### [Goal]
Each line that holds the word "this" should be returned.

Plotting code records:
•••••

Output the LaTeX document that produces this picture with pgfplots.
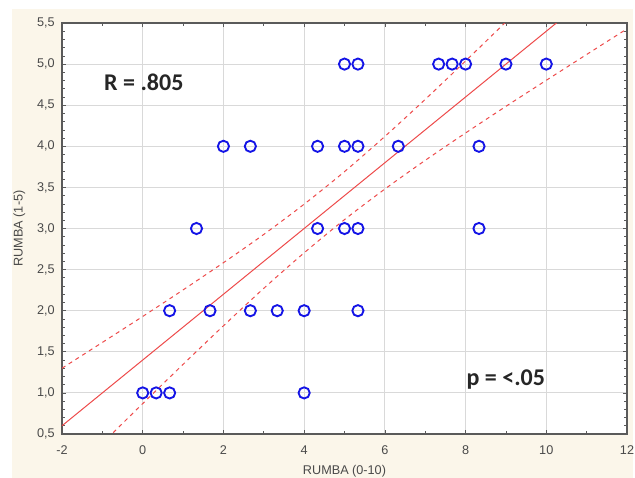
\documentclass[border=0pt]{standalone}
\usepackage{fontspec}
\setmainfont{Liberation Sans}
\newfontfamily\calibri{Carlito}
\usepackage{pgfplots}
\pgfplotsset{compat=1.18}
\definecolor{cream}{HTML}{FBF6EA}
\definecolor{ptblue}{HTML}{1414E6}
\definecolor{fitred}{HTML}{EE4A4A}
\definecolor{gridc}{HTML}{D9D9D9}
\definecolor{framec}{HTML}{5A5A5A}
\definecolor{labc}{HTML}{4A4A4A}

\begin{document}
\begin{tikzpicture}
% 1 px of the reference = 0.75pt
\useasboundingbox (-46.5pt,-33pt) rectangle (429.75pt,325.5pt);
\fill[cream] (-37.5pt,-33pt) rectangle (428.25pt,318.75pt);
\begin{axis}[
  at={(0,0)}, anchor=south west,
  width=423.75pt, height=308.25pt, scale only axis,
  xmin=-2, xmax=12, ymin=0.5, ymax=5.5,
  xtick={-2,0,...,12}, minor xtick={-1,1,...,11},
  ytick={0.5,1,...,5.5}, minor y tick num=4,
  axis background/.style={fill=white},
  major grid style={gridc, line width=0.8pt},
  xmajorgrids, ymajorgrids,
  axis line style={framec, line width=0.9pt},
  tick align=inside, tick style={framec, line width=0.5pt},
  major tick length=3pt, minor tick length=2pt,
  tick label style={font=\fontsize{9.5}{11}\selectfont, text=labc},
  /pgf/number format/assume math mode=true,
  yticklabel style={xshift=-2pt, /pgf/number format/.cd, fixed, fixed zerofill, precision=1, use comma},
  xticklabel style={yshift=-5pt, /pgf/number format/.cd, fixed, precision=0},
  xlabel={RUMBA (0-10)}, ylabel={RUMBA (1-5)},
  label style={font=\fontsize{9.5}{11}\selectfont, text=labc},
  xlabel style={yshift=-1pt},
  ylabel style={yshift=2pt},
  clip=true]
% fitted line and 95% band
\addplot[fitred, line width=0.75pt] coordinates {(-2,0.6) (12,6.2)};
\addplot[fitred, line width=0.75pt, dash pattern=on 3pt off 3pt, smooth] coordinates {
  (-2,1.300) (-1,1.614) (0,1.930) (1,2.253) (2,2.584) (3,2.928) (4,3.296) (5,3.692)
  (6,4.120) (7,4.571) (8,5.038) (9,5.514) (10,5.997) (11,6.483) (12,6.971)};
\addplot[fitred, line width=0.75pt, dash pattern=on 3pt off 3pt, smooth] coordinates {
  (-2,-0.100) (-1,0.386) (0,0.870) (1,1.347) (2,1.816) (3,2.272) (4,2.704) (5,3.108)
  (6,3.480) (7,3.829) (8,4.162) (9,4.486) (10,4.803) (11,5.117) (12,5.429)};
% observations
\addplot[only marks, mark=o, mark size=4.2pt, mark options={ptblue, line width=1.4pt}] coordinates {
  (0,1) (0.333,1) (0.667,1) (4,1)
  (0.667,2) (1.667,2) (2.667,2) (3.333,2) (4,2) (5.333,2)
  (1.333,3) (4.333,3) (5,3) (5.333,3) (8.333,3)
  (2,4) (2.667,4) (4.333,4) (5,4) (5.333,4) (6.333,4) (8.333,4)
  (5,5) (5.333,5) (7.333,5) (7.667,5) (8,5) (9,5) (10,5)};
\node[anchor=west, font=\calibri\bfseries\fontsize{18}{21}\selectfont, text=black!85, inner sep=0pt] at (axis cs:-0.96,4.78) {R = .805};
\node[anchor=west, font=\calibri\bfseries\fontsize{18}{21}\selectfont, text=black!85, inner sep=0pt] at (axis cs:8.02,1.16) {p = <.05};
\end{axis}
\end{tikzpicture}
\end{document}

•••••

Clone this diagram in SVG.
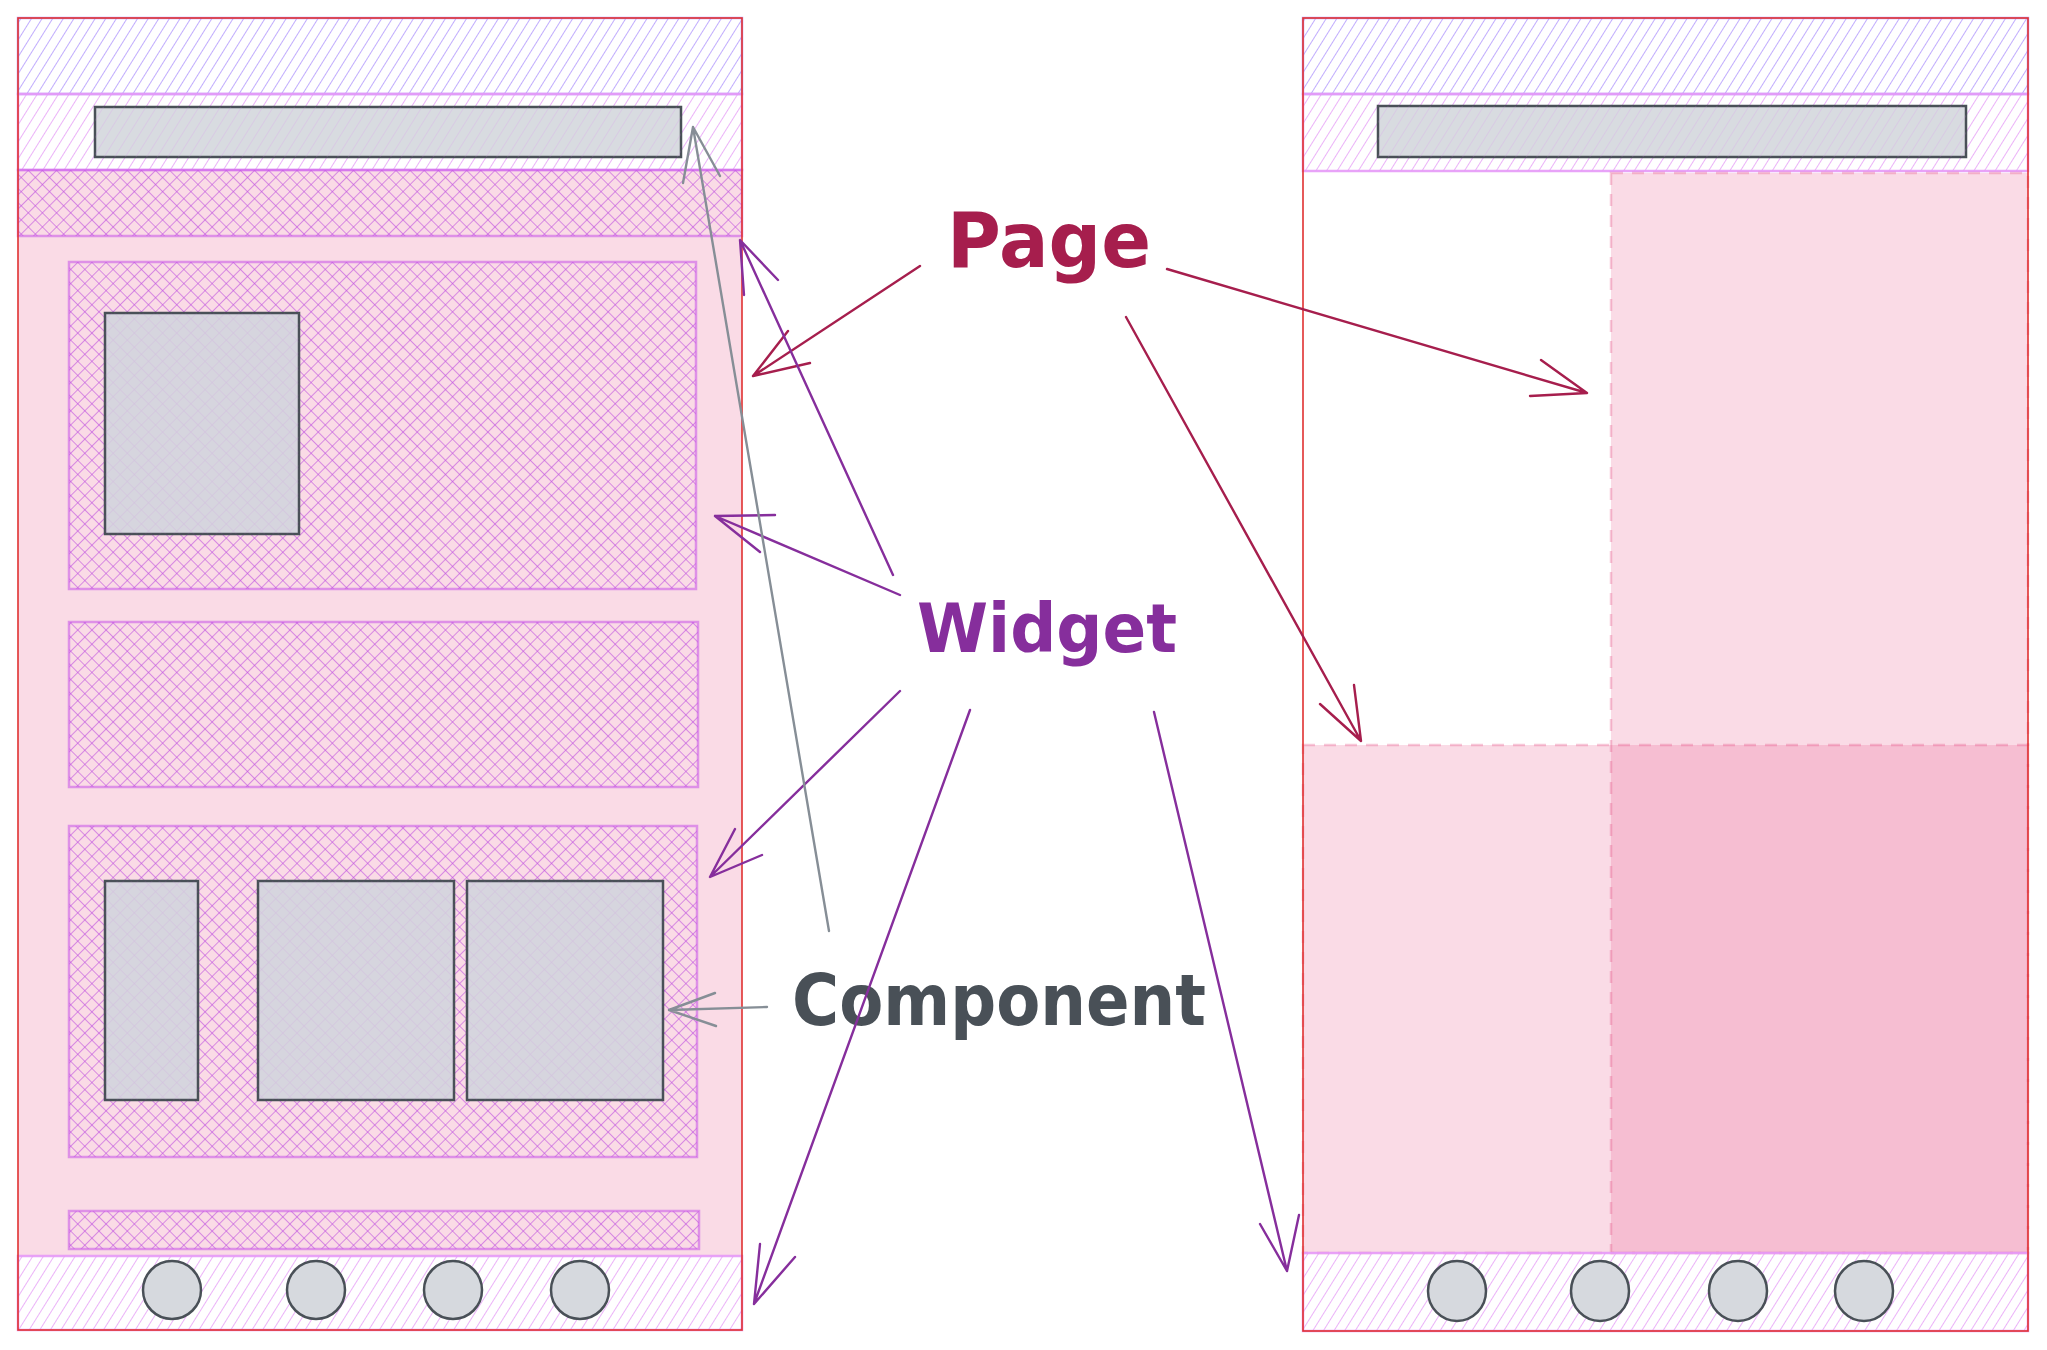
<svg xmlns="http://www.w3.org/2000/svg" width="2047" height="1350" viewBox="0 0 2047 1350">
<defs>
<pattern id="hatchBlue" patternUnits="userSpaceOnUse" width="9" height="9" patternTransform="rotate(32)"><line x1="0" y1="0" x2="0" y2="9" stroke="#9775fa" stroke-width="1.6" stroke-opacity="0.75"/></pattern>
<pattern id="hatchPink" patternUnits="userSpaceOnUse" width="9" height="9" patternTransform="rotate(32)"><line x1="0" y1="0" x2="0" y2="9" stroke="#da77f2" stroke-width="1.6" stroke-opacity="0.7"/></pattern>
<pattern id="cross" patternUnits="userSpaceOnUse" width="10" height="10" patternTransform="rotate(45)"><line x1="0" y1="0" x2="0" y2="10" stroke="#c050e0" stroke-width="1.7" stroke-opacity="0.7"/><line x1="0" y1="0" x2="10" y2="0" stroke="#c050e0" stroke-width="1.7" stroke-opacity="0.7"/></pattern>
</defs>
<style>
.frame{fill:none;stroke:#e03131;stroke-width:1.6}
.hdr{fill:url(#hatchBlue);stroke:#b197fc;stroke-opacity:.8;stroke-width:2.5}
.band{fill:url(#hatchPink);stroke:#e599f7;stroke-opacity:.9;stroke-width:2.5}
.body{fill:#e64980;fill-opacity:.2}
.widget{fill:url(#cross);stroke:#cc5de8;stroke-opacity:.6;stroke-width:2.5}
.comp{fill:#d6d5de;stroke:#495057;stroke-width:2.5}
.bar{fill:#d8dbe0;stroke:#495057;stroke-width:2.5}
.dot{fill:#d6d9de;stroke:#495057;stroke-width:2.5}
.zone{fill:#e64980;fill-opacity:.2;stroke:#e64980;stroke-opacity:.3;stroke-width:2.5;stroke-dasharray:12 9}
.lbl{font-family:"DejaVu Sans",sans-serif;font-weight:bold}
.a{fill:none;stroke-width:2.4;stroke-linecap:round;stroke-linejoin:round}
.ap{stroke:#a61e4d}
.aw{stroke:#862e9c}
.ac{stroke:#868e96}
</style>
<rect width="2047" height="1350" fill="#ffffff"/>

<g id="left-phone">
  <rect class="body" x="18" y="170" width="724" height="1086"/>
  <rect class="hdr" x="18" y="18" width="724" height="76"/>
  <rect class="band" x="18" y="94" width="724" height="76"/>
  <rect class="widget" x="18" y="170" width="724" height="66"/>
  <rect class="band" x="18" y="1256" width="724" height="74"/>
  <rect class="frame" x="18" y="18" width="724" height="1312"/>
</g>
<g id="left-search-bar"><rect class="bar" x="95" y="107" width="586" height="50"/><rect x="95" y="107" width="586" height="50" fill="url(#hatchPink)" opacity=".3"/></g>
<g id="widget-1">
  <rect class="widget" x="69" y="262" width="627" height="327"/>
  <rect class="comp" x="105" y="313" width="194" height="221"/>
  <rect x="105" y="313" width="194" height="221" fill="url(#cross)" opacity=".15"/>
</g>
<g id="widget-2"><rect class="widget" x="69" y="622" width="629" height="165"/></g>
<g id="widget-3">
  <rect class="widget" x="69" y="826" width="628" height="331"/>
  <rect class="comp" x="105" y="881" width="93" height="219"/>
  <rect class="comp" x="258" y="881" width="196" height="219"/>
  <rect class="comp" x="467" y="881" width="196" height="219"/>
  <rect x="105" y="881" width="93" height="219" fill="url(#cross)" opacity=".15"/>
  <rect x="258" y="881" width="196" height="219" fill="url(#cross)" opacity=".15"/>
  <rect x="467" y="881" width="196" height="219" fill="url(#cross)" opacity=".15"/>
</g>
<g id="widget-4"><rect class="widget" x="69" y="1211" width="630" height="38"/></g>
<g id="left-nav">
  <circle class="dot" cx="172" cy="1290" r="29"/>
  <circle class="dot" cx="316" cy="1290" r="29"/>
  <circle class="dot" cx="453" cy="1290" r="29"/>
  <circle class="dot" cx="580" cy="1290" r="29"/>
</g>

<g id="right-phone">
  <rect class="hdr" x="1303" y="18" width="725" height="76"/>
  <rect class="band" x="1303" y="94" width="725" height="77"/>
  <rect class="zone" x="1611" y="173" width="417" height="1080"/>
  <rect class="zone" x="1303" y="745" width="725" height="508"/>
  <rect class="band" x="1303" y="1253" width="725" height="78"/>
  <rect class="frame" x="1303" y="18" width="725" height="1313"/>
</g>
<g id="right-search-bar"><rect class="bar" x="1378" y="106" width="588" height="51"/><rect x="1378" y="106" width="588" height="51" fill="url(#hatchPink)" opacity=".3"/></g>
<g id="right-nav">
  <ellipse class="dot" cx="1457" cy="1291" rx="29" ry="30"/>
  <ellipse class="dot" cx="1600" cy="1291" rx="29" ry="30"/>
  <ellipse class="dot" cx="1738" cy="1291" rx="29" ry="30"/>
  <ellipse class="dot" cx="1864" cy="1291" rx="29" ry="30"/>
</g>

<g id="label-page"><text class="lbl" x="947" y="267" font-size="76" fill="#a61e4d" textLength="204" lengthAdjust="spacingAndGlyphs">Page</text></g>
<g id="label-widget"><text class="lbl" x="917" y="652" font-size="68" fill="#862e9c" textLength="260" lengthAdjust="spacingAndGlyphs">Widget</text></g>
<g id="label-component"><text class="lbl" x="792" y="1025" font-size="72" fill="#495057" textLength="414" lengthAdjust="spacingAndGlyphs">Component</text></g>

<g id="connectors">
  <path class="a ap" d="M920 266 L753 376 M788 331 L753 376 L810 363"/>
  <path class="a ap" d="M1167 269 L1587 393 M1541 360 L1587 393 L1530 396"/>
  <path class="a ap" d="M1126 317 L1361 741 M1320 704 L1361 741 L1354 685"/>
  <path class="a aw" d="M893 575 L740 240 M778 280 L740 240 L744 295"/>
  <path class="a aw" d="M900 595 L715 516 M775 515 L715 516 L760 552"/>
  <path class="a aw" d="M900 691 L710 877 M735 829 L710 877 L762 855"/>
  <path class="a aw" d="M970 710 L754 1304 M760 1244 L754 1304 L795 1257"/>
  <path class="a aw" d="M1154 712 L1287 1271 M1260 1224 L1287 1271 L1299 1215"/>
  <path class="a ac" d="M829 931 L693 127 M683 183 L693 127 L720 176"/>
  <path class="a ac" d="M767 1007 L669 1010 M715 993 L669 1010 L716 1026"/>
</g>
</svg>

•••••

### [Exercise answer]
Output the LaTeX document that produces this picture with pgfplots.
Clone this diagram in SVG.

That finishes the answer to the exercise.